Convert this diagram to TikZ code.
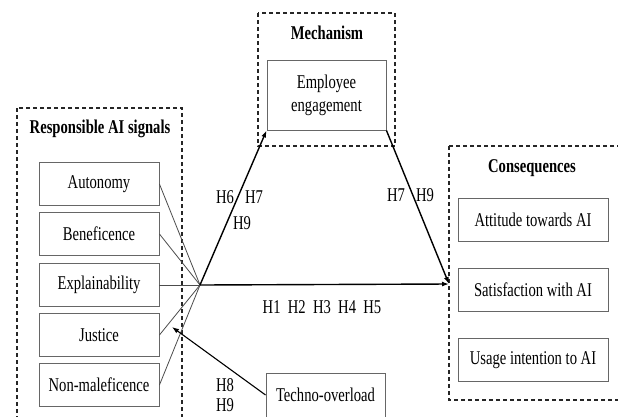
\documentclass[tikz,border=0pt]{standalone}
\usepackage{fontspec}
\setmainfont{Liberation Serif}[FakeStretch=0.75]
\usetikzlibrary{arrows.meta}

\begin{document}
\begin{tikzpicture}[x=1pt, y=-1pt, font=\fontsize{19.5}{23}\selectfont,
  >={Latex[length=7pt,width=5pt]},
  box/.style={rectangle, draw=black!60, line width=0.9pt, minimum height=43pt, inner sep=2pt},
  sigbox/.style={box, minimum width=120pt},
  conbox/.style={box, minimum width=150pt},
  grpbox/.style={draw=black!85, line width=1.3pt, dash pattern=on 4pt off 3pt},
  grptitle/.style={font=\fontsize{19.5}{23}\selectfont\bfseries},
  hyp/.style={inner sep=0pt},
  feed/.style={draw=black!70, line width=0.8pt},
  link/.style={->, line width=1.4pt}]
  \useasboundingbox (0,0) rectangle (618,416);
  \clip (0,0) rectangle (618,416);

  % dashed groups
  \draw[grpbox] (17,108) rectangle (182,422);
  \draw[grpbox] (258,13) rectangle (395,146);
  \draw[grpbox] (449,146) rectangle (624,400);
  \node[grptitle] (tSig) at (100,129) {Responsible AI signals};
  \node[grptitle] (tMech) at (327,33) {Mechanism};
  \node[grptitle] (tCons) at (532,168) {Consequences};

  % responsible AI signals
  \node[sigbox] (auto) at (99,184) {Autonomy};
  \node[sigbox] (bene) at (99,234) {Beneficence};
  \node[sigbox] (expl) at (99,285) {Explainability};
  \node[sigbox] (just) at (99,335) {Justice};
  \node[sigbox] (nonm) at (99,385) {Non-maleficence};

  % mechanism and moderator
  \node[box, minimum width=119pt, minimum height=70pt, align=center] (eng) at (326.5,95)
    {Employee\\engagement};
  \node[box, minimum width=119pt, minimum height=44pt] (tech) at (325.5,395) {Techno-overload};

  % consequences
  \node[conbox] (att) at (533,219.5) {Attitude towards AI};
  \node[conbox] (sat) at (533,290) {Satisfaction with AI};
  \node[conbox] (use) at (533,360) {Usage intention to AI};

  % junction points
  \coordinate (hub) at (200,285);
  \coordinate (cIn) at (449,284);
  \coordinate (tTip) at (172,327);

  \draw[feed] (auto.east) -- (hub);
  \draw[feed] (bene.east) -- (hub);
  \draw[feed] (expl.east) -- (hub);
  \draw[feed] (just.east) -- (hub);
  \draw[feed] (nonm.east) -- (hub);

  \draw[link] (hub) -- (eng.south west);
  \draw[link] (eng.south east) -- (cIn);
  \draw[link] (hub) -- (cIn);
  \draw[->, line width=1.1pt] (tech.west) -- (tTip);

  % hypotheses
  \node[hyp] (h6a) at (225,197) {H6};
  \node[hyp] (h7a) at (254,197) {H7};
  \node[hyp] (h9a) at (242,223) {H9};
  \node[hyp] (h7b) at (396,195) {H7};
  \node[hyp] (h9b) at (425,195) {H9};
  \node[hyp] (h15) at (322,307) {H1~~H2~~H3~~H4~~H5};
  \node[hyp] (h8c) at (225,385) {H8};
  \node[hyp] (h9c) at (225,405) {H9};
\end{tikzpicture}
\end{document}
———
WHAT IS BEING ASKED >> From the first line of the listing above, repeat every line through the one holding "(nonm.east) -- (hub);". Both ends count, and pictures stay out.

THE ANSWER >>
Convert this diagram to TikZ code.
\documentclass[tikz,border=0pt]{standalone}
\usepackage{fontspec}
\setmainfont{Liberation Serif}[FakeStretch=0.75]
\usetikzlibrary{arrows.meta}

\begin{document}
\begin{tikzpicture}[x=1pt, y=-1pt, font=\fontsize{19.5}{23}\selectfont,
  >={Latex[length=7pt,width=5pt]},
  box/.style={rectangle, draw=black!60, line width=0.9pt, minimum height=43pt, inner sep=2pt},
  sigbox/.style={box, minimum width=120pt},
  conbox/.style={box, minimum width=150pt},
  grpbox/.style={draw=black!85, line width=1.3pt, dash pattern=on 4pt off 3pt},
  grptitle/.style={font=\fontsize{19.5}{23}\selectfont\bfseries},
  hyp/.style={inner sep=0pt},
  feed/.style={draw=black!70, line width=0.8pt},
  link/.style={->, line width=1.4pt}]
  \useasboundingbox (0,0) rectangle (618,416);
  \clip (0,0) rectangle (618,416);

  % dashed groups
  \draw[grpbox] (17,108) rectangle (182,422);
  \draw[grpbox] (258,13) rectangle (395,146);
  \draw[grpbox] (449,146) rectangle (624,400);
  \node[grptitle] (tSig) at (100,129) {Responsible AI signals};
  \node[grptitle] (tMech) at (327,33) {Mechanism};
  \node[grptitle] (tCons) at (532,168) {Consequences};

  % responsible AI signals
  \node[sigbox] (auto) at (99,184) {Autonomy};
  \node[sigbox] (bene) at (99,234) {Beneficence};
  \node[sigbox] (expl) at (99,285) {Explainability};
  \node[sigbox] (just) at (99,335) {Justice};
  \node[sigbox] (nonm) at (99,385) {Non-maleficence};

  % mechanism and moderator
  \node[box, minimum width=119pt, minimum height=70pt, align=center] (eng) at (326.5,95)
    {Employee\\engagement};
  \node[box, minimum width=119pt, minimum height=44pt] (tech) at (325.5,395) {Techno-overload};

  % consequences
  \node[conbox] (att) at (533,219.5) {Attitude towards AI};
  \node[conbox] (sat) at (533,290) {Satisfaction with AI};
  \node[conbox] (use) at (533,360) {Usage intention to AI};

  % junction points
  \coordinate (hub) at (200,285);
  \coordinate (cIn) at (449,284);
  \coordinate (tTip) at (172,327);

  \draw[feed] (auto.east) -- (hub);
  \draw[feed] (bene.east) -- (hub);
  \draw[feed] (expl.east) -- (hub);
  \draw[feed] (just.east) -- (hub);
  \draw[feed] (nonm.east) -- (hub);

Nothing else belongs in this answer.